**DATA EXCERPT**

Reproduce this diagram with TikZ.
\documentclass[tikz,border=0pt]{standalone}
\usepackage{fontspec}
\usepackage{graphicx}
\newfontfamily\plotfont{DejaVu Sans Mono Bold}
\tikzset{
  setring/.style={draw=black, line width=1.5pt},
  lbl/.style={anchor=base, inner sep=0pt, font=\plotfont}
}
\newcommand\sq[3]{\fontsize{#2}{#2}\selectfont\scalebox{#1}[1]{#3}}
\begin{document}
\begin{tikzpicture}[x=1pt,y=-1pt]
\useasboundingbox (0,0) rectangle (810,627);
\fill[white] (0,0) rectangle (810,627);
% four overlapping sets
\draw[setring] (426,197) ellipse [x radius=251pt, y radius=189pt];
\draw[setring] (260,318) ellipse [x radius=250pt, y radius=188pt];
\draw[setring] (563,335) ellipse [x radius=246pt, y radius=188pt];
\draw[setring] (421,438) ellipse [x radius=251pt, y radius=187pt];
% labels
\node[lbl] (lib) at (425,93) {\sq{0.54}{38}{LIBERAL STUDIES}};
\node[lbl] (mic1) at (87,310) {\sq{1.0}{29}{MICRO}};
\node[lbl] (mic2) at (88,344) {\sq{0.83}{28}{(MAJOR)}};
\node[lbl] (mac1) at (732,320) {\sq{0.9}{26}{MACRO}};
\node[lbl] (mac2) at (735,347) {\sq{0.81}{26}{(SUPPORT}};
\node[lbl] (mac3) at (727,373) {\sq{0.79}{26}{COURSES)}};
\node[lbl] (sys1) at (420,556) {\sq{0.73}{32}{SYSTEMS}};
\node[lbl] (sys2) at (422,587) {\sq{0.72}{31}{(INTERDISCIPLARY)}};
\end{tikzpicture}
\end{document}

**TASK DIRECTIONS**
Write out the full listing, keeping every line exactly as it is.

**COMPLETED TASK**
Reproduce this diagram with TikZ.
\documentclass[tikz,border=0pt]{standalone}
\usepackage{fontspec}
\usepackage{graphicx}
\newfontfamily\plotfont{DejaVu Sans Mono Bold}
\tikzset{
  setring/.style={draw=black, line width=1.5pt},
  lbl/.style={anchor=base, inner sep=0pt, font=\plotfont}
}
\newcommand\sq[3]{\fontsize{#2}{#2}\selectfont\scalebox{#1}[1]{#3}}
\begin{document}
\begin{tikzpicture}[x=1pt,y=-1pt]
\useasboundingbox (0,0) rectangle (810,627);
\fill[white] (0,0) rectangle (810,627);
% four overlapping sets
\draw[setring] (426,197) ellipse [x radius=251pt, y radius=189pt];
\draw[setring] (260,318) ellipse [x radius=250pt, y radius=188pt];
\draw[setring] (563,335) ellipse [x radius=246pt, y radius=188pt];
\draw[setring] (421,438) ellipse [x radius=251pt, y radius=187pt];
% labels
\node[lbl] (lib) at (425,93) {\sq{0.54}{38}{LIBERAL STUDIES}};
\node[lbl] (mic1) at (87,310) {\sq{1.0}{29}{MICRO}};
\node[lbl] (mic2) at (88,344) {\sq{0.83}{28}{(MAJOR)}};
\node[lbl] (mac1) at (732,320) {\sq{0.9}{26}{MACRO}};
\node[lbl] (mac2) at (735,347) {\sq{0.81}{26}{(SUPPORT}};
\node[lbl] (mac3) at (727,373) {\sq{0.79}{26}{COURSES)}};
\node[lbl] (sys1) at (420,556) {\sq{0.73}{32}{SYSTEMS}};
\node[lbl] (sys2) at (422,587) {\sq{0.72}{31}{(INTERDISCIPLARY)}};
\end{tikzpicture}
\end{document}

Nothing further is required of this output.